Published: 5 December, 2008

READ MORE: T-Mobile

T-Mobile is raising its UK game to try to attract customers in the run-up to Christmas, launching a Game Club that tests out an advertising funded approach to the difficult mobile gaming market - and reducing the amount customers have to spend each month to get an Android G1 for free.

Suscribers to T-Mobile's web'n'walk mobile internet service can get at least one game a week for free, with the carrier being the first to test out an advertising-funded free model in this sector. Some mobile operators like Virgin Mobile have already tested the demand for other forms of content, or even voice minutes, provided free in return for the user accepting ads on their handsets, but this is the first time a UK carrier has done the same with games.

The T-Mobile Game Club will launch with the title 'Poker Million II', sponsored in part by Paramount Pictures' new movie 'Madagascar: Escape 2 Africa'. This takes one step further the common marketing tactic of tying major film releases into mobile phone content, as seen with the Batman and James Bond franchises.

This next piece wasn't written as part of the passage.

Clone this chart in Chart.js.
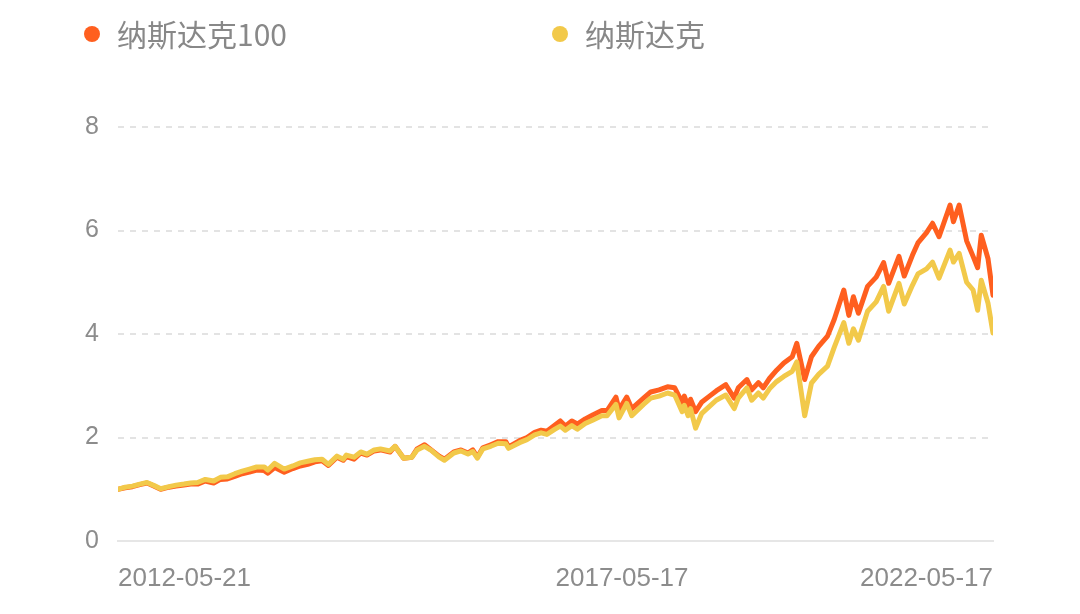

Each free game will include two full screen, targeted advertisements before play begins, and two more after the game concludes. T-Mobile said it would not limit the number of games a consumer downloads or how many times each game is played.

Ad-funded digital entertainment firm Digistores will host and manage Game Club and plans to launch titles over the next few weeks including 'IQ Booster', 'Pro-Bowling', 'Pool Star' and 'Einstein's Brain Game'. Digistores will only offer subscribers games that are compatible with their handsets.

Meanwhile, T-Mobile is also looking to stimulate increased interest in its most high profile phone, the G1. When this launched in the UK this autumn, customers need to pay a hefty £40 a month on a data plan that would bag them a free handset, but this has now been reduced to £30 a month.

The operator denied this was down to disappointing sales, though analysts believe the G1 has had less impact in Europe than the US, where it has been more heavily marketed by T-Mobile and where Google's Android has caused more of a stir so far (and where US consumers on GSM/HSPA networks have a sadly limited choice of sexy phones). But the UK carrier did say it had chosen to "offer the device free with a £30 contract to make the pricing more competitive in light of recent device launches", despite being "well on track to achieve sales forecasts."